The normal ranges of velocity and cadence for males between 15 and 17 are 1.03–1.75 m/s and 96–142 steps/min, respectively, and for females, they are 0.92–1.64 m/s and 100–144 steps/min, respectively21). Although 33% of the experimental group was in the normal velocity range before training, this increased to 71% after training. In terms of cadence, 92% of the subjects in the experimental group were in the normal range before training, but all were within the normal range after treatment.

In this study, we assessed spatial gait parameters by stride length and step length. Previous studies reported that persons with intellectual disabilities showed shorter step lengths and shorter stride lengths compared with the control group. A short stride length and wide step width lead to a high cadence and instability. Ulrich et al.22) and Wu et al.23) also noted improvement of walking pattern and increasing step length and stride length compared with the control group.
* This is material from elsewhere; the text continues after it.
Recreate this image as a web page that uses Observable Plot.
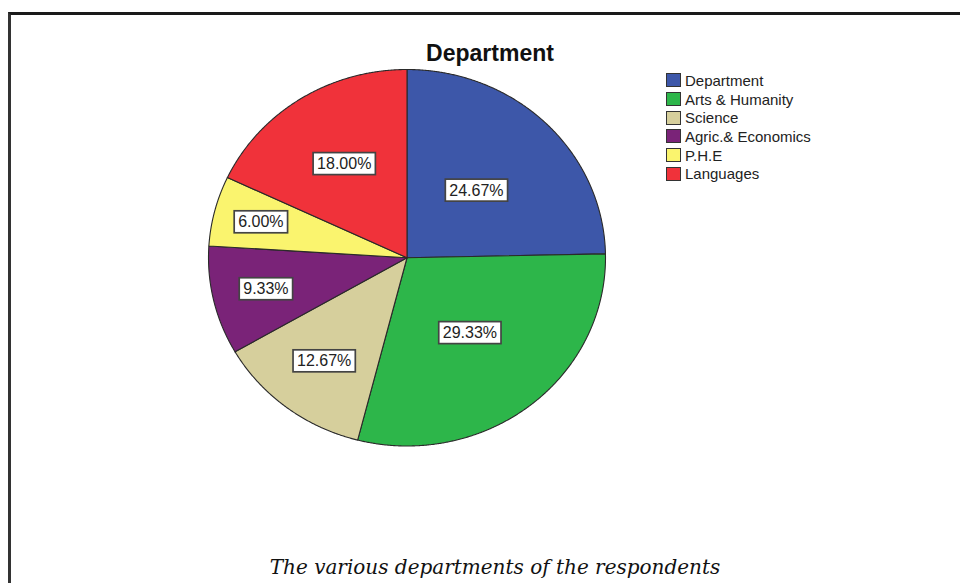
<!DOCTYPE html>
<html>
<head>
<meta charset="utf-8">
<script src="https://cdn.jsdelivr.net/npm/d3@7"></script>
<script src="https://cdn.jsdelivr.net/npm/@observablehq/plot@0.6"></script>
<style>
  html, body { margin: 0; padding: 0; background: #fff; }
  #page { position: relative; width: 960px; height: 583px; overflow: hidden; background: #fff; }
  #frame { position: absolute; left: 8px; top: 12px; width: 1000px; height: 700px;
           border-left: 3px solid #333; border-top: 3px solid #1a1a1a; box-sizing: border-box; }
  #chart { position: absolute; left: 0; top: 0; }
  #title { position: absolute; left: 390px; width: 200px; top: 40px; text-align: center;
           font: bold 23px "Liberation Sans", Arial, sans-serif; color: #111; }
  #legend { position: absolute; left: 666px; top: 71px; font: 15px "Liberation Sans", Arial, sans-serif; color: #222; }
  .lg-row { display: flex; align-items: center; height: 18.7px; }
  .lg-sw { width: 13px; height: 12px; border: 1px solid #333; margin-right: 4px; box-sizing: content-box; }
  #caption { position: absolute; left: 0; width: 990px; top: 555px; text-align: center;
             font: italic 20px "DejaVu Serif", serif; color: #111; }
</style>
</head>
<body>
<div id="page">
  <div id="frame"></div>
  <div id="chart"></div>
  <div id="title"></div>
  <div id="legend"></div>
  <div id="caption"></div>
</div>
<script>
// ---- data ----
const chartTitle = "Department";
const categories = ["Department", "Arts & Humanity", "Science", "Agric.& Economics", "P.H.E", "Languages"];
const percents = [24.67, 29.33, 12.67, 9.33, 6.00, 18.00];
const captionText = "The various departments of the respondents";

// ---- style ----
const colors = ["#3D57A9", "#2DB64A", "#D6CF9C", "#7A2378", "#FAF46E", "#F0323A"];
const labelRadius = [0.50, 0.51, 0.69, 0.73, 0.76, 0.59];

// ---- geometry from data ----
const arcs = d3.pie().sort(null).value(d => d)(percents);
const slicePts = [];
arcs.forEach((a, i) => {
  const cat = categories[i];
  slicePts.push({cat, x: 0, y: 0});
  const n = Math.max(2, Math.ceil((a.endAngle - a.startAngle) / 0.005));
  for (let k = 0; k <= n; k++) {
    const t = a.startAngle + (a.endAngle - a.startAngle) * k / n;
    slicePts.push({cat, x: Math.sin(t), y: Math.cos(t)});
  }
});
const labelData = arcs.map((a, i) => {
  const m = (a.startAngle + a.endAngle) / 2;
  return {cat: categories[i], text: percents[i].toFixed(2) + "%",
          x: labelRadius[i] * Math.sin(m), y: labelRadius[i] * Math.cos(m)};
});

const chart = Plot.plot({
  width: 960,
  height: 583,
  margin: 0,
  x: {domain: [-1, 1], range: [208, 605], axis: null},
  y: {domain: [-1, 1], range: [445.5, 69], axis: null},
  color: {domain: categories, range: colors},
  style: {background: "transparent", overflow: "visible"},
  marks: [
    Plot.line(slicePts, {x: "x", y: "y", z: "cat", fill: "cat", stroke: "#2a2a2a",
                         strokeWidth: 1.1, curve: "linear-closed", strokeLinejoin: "round"}),
    Plot.text(labelData, {x: "x", y: "y", text: "text", className: "pct-label",
                          fontSize: 16, fill: "#222",
                          fontFamily: "'Liberation Sans', Arial, sans-serif"})
  ]
});
document.getElementById("chart").appendChild(chart);

// white boxes behind percentage labels
chart.querySelectorAll("g.pct-label text").forEach(t => {
  const b = t.getBBox();
  const padX = 4, padY = 3;
  const r = document.createElementNS("http://www.w3.org/2000/svg", "rect");
  r.setAttribute("x", b.x - padX);
  r.setAttribute("y", b.y - padY + 0.5);
  r.setAttribute("width", b.width + 2 * padX);
  r.setAttribute("height", b.height + 2 * padY - 1);
  r.setAttribute("fill", "#fff");
  r.setAttribute("stroke", "#444");
  r.setAttribute("stroke-width", "1.7");
  const tr = t.getAttribute("transform");
  if (tr) r.setAttribute("transform", tr);
  t.parentNode.insertBefore(r, t);
});

document.getElementById("title").textContent = chartTitle;
document.getElementById("caption").textContent = captionText;
const legend = document.getElementById("legend");
categories.forEach((c, i) => {
  const row = document.createElement("div");
  row.className = "lg-row";
  const sw = document.createElement("div");
  sw.className = "lg-sw";
  sw.style.background = colors[i];
  const lab = document.createElement("span");
  lab.textContent = c;
  row.appendChild(sw);
  row.appendChild(lab);
  legend.appendChild(row);
});
</script>
</body>
</html>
Because few studies have reported trainability of gait capacities in persons with intellectual disabilities, it is very meaningful that this study suggests trainability of gait capacities in persons with intellectual disabilities. The balance exercise programs used in our study consisted of dynamic balance exercise, dynamic exercise, and dynamic activity. Our program was modified from that applied in adults with mild intellectual disabilities by Carmeli et al.16) They suggested that their program improved psychological perception and dynamic balance. Brosse et al.24) reported that physical activity affects brain function as a result of its facilitation of neurotransmitter chemicals such as dopamine and serotonin in the CNS. These factors may explain the mechanism by which a balance exercise program can affect youth with intellectual disabilities.

Previous studies have reported the risk of falling and falling injuries in elderly with intellectual disabilities, and some studies have indicated an increasing fall risk in elderly individuals with intellectual disabilities25); therefore, development of appropriate, feasible, and reasonable interventions for persons with intellectual disabilities is required in rehabilitation for young people with intellectual disabilities in the future.